COLLECTED MATERIAL:
=-=-=-=-=

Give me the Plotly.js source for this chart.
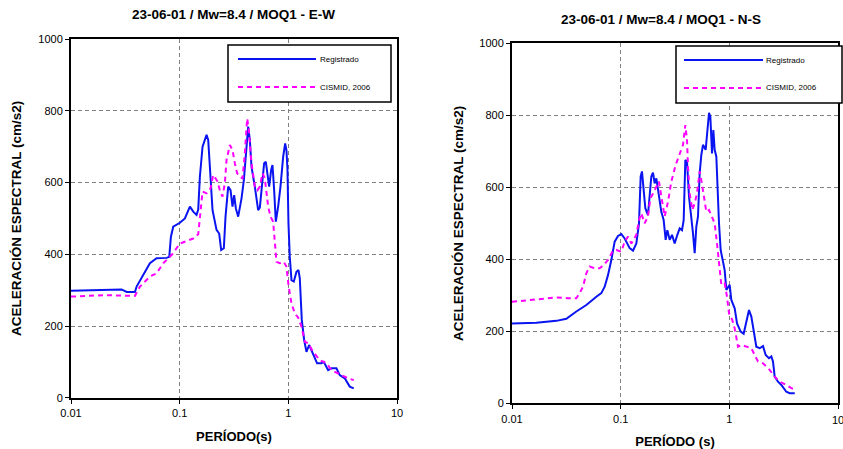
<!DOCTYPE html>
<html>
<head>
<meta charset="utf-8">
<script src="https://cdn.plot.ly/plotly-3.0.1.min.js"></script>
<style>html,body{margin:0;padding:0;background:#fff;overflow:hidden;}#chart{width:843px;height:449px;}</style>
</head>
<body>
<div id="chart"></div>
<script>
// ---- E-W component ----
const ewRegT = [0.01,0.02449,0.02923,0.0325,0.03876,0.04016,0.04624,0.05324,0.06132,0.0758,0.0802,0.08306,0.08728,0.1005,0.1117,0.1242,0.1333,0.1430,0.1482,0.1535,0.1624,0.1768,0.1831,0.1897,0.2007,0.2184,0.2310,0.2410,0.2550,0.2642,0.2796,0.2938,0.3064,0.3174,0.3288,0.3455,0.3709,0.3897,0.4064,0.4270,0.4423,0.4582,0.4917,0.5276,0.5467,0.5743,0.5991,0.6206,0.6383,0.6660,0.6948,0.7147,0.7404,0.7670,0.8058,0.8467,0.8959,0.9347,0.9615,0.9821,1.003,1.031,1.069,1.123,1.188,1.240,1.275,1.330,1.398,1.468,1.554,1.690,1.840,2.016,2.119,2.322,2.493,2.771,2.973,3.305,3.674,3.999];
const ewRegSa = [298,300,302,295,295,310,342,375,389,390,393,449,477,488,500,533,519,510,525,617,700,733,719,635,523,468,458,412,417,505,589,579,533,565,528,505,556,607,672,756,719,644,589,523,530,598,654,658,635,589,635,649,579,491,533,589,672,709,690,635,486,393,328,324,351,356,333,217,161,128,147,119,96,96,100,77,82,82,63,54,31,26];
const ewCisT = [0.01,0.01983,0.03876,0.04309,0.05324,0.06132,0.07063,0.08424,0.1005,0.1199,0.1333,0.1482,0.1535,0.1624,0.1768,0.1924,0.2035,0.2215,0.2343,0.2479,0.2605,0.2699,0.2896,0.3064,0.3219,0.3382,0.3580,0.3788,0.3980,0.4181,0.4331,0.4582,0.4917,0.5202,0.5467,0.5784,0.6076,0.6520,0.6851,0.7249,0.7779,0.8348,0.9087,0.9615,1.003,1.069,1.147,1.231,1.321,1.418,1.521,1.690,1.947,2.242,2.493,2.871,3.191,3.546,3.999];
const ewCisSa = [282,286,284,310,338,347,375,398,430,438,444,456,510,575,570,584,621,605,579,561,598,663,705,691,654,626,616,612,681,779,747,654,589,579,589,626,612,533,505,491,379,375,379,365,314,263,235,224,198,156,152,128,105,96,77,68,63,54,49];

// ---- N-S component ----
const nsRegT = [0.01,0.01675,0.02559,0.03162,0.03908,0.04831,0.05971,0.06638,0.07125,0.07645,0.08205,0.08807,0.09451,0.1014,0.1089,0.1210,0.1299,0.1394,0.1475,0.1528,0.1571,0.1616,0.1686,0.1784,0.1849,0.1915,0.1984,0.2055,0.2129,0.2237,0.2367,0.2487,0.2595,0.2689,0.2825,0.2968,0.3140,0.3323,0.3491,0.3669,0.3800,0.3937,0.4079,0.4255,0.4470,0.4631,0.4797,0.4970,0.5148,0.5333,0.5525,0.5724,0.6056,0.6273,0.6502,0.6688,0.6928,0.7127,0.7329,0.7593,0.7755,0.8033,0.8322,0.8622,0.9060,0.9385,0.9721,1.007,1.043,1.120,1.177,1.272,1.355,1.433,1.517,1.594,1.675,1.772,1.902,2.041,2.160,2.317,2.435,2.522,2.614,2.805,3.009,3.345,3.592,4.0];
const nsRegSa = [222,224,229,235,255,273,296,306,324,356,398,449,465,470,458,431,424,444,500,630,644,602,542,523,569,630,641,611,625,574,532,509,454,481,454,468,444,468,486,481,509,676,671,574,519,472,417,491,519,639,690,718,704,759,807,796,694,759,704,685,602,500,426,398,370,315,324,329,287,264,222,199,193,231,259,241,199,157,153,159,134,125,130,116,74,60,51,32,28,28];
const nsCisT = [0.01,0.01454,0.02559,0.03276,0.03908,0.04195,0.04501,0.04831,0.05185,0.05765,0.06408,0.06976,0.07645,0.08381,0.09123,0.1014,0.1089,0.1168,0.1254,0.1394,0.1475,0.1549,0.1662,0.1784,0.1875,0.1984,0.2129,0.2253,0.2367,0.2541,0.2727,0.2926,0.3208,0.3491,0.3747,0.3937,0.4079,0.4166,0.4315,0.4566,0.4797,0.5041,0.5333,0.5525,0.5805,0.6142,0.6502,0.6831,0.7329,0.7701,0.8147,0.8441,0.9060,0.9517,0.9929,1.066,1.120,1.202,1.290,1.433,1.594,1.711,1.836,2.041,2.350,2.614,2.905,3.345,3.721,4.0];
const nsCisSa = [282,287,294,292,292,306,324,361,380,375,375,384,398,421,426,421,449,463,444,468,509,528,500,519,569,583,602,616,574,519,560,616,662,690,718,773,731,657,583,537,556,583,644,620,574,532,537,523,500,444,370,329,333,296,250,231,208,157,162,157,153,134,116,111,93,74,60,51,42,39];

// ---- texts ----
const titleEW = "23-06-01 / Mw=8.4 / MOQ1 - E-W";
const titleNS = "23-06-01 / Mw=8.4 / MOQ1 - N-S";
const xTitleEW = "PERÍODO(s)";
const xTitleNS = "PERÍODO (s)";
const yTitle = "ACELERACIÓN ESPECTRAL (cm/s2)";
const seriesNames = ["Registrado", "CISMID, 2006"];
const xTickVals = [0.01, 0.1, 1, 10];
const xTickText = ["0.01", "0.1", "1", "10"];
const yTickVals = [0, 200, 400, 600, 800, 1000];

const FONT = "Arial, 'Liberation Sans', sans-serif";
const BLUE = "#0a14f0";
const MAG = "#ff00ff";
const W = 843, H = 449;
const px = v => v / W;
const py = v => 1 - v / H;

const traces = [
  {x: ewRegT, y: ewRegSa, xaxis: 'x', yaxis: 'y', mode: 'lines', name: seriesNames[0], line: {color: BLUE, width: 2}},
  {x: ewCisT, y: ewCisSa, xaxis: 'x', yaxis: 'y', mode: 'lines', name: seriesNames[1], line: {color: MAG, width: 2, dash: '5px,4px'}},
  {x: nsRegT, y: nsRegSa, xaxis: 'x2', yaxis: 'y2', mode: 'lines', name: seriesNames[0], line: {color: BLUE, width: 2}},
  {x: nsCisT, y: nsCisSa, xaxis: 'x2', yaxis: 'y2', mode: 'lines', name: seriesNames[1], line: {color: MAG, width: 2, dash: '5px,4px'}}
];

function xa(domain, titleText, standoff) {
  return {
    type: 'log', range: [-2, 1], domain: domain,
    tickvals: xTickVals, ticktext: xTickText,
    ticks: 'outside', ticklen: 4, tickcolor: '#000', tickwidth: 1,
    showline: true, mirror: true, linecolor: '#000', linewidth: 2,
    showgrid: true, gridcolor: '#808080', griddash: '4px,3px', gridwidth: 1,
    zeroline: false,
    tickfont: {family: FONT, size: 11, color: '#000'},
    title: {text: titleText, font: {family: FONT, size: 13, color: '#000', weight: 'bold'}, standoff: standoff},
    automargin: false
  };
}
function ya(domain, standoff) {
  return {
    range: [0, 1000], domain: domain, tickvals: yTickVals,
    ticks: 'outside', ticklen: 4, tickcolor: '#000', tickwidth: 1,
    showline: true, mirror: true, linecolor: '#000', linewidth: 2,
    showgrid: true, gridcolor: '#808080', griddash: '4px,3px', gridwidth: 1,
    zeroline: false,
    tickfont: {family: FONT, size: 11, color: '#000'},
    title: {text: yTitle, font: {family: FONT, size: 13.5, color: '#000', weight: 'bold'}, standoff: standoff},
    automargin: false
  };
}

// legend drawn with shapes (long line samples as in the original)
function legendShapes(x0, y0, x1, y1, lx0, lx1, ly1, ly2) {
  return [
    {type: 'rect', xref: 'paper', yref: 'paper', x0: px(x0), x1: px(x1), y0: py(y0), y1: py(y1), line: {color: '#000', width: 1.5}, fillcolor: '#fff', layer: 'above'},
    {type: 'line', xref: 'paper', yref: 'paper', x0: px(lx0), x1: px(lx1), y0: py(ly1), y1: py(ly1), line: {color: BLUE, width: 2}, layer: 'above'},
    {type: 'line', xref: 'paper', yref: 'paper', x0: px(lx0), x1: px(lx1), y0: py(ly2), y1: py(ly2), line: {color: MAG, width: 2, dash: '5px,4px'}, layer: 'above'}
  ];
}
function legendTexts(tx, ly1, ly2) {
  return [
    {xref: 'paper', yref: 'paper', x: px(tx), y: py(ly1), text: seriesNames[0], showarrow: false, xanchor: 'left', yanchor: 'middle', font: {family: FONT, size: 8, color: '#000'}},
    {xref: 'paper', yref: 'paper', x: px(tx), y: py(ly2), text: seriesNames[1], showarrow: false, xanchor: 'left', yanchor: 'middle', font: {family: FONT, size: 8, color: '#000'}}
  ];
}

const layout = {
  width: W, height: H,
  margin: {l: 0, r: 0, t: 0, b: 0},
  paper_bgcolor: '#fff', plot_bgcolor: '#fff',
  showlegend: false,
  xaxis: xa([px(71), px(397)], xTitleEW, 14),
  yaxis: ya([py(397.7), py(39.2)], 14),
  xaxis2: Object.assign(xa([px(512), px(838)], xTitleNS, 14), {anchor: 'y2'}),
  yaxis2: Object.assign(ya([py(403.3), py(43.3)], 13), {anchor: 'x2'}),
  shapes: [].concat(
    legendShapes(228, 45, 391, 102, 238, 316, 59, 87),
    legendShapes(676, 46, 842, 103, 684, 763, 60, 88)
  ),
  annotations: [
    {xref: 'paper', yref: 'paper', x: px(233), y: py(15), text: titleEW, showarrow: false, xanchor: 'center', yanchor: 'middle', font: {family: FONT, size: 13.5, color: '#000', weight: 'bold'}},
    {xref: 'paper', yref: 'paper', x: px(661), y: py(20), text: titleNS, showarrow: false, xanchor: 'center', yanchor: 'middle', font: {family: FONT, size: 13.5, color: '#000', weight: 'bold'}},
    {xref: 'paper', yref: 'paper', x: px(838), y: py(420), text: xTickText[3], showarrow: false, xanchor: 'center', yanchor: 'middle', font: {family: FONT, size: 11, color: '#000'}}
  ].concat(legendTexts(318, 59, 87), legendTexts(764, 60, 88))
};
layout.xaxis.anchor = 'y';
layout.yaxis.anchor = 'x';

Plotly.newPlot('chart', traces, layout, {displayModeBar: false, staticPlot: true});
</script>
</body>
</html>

=-=-=-=-=

Every line of the listing that holds "chart" is to be counted; give only the resulting number.

4